(GIVEN INSTRUCTION)
Copy out the lines that include the word "this".

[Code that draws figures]
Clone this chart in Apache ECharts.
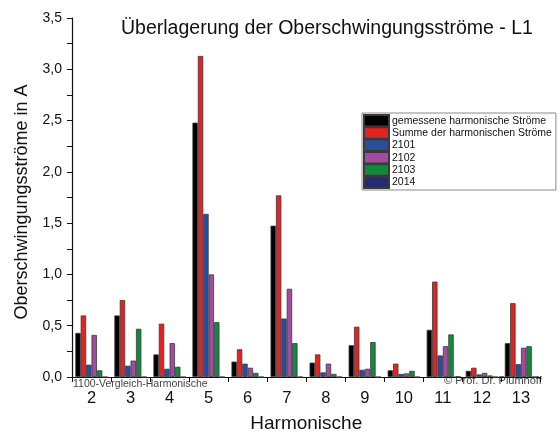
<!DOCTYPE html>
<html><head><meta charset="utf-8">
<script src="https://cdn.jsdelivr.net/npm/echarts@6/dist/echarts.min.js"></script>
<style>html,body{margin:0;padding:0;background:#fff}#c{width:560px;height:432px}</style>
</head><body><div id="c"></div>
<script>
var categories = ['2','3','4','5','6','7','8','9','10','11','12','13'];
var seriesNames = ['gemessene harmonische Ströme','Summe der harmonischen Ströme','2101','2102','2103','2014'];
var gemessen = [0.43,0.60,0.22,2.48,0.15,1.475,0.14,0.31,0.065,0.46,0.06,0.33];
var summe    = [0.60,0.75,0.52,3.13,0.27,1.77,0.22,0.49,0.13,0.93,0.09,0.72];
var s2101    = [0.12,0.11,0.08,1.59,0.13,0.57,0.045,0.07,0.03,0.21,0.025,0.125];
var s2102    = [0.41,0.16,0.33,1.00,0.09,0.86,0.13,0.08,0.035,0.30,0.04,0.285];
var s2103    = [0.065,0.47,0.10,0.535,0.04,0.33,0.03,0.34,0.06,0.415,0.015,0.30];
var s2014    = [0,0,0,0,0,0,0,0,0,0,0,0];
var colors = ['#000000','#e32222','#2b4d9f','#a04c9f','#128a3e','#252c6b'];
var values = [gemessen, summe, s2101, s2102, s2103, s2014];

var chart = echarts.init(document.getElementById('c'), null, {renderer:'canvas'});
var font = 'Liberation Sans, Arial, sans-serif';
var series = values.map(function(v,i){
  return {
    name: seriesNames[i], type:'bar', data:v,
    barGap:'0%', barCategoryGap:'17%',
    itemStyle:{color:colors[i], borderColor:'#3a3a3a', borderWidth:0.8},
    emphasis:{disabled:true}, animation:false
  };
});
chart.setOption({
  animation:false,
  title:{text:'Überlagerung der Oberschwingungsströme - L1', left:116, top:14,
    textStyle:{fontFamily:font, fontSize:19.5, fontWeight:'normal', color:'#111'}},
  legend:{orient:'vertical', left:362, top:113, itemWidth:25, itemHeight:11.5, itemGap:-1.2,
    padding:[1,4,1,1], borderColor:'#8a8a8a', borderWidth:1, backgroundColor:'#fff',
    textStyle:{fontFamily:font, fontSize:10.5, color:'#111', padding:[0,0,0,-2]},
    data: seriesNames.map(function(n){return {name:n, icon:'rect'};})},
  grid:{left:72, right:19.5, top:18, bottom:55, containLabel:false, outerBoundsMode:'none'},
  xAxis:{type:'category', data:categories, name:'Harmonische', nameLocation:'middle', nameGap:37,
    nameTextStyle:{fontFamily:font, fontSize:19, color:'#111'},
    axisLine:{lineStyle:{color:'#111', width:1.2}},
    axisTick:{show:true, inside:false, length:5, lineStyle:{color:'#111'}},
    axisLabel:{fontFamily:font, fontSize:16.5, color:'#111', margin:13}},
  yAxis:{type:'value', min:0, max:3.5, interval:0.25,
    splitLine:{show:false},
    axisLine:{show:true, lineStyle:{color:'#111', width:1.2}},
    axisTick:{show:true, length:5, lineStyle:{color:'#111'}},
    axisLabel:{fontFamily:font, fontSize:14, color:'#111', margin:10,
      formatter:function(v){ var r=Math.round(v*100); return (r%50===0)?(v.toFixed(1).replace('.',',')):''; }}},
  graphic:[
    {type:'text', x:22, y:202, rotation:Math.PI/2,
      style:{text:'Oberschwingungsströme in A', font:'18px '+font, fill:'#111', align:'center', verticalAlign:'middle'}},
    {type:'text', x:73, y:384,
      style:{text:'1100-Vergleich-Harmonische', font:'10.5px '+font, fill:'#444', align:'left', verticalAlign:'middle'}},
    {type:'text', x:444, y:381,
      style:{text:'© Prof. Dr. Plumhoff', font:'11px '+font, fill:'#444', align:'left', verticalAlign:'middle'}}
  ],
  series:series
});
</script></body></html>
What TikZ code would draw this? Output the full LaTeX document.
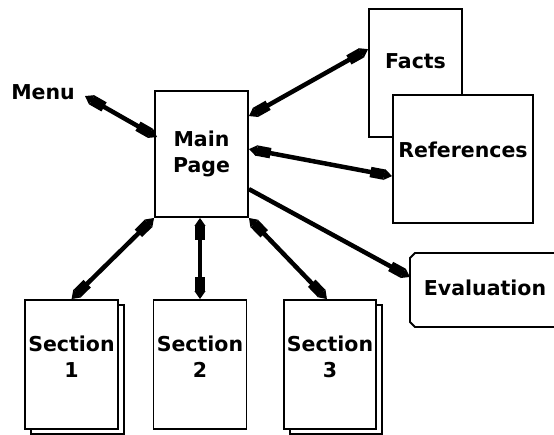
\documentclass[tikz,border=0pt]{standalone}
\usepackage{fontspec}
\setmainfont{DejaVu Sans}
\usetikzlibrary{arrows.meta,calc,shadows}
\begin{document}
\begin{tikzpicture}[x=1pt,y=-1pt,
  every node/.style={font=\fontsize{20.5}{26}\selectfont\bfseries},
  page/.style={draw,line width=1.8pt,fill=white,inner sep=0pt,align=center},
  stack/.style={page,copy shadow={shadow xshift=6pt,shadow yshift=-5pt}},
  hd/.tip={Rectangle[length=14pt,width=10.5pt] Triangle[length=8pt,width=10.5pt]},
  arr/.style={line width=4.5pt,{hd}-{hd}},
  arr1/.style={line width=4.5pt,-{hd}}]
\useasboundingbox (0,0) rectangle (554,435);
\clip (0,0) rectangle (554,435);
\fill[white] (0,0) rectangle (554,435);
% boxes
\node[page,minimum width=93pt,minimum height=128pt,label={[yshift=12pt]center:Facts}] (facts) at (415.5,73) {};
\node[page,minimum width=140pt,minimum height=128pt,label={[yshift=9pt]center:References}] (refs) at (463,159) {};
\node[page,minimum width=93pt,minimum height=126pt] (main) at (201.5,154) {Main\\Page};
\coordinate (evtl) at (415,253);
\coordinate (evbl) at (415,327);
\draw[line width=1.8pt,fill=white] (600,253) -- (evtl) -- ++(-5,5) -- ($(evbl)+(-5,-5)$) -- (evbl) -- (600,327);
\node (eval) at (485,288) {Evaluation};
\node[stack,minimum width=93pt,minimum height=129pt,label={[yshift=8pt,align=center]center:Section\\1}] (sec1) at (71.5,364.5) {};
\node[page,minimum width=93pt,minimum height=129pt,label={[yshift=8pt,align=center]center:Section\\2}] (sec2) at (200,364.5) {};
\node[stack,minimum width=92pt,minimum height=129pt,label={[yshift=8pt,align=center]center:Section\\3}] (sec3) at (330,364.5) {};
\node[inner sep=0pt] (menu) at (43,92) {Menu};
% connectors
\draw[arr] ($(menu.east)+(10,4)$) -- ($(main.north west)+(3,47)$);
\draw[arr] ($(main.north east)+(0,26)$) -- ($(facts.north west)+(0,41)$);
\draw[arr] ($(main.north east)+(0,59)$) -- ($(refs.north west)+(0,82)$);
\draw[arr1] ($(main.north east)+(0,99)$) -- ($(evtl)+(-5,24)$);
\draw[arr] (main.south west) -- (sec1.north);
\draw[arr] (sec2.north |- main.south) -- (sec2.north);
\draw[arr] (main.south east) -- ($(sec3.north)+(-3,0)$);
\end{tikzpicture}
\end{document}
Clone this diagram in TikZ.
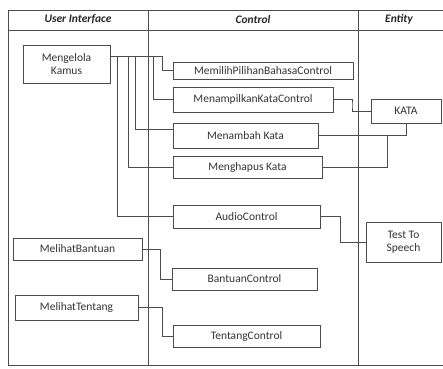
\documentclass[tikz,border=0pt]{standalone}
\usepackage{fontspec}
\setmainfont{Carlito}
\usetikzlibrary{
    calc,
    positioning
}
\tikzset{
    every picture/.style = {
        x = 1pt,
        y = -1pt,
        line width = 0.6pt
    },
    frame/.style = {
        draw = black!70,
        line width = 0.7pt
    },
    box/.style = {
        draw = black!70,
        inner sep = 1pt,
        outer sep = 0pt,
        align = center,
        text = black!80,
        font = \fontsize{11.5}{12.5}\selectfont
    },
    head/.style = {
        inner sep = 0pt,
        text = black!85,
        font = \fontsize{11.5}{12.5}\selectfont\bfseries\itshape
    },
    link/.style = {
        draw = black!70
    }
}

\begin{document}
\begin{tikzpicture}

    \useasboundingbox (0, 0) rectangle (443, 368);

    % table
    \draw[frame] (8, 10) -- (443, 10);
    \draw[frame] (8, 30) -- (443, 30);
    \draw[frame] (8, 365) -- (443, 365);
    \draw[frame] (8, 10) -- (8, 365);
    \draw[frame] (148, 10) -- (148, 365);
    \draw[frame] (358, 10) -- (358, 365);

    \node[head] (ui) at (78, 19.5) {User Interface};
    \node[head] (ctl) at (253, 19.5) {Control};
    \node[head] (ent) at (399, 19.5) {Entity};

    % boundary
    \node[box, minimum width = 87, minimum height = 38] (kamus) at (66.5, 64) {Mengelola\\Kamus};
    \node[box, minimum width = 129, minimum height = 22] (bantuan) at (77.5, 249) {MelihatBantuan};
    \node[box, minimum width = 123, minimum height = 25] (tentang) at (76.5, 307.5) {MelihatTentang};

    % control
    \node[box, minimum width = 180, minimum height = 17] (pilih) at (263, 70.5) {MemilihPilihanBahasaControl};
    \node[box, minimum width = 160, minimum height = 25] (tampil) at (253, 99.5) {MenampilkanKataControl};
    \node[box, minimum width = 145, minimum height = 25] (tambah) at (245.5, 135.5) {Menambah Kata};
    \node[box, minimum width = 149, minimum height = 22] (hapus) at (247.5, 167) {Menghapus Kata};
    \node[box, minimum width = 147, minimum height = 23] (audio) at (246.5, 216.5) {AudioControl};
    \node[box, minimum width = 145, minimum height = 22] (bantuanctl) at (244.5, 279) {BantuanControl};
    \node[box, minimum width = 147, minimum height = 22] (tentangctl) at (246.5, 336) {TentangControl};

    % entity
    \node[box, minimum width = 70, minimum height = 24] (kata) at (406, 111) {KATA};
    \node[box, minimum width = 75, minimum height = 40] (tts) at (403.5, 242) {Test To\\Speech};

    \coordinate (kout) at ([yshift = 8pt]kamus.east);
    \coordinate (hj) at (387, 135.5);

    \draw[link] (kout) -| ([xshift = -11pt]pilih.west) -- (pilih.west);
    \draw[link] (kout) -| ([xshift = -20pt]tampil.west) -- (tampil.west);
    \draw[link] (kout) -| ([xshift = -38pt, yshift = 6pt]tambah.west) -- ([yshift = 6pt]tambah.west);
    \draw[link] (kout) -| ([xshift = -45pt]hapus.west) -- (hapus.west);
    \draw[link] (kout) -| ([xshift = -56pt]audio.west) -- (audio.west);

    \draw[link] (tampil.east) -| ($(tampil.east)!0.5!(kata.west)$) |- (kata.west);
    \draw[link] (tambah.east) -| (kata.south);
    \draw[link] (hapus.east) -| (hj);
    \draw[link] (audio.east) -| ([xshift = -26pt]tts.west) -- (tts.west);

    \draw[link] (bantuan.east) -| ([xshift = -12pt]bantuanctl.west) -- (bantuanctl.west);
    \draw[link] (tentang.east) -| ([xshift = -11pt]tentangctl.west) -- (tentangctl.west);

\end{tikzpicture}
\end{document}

(ANSWER)
Clone this chart in Apache ECharts.
What TikZ code would draw this? Output the full LaTeX document.
Clone this diagram in TikZ.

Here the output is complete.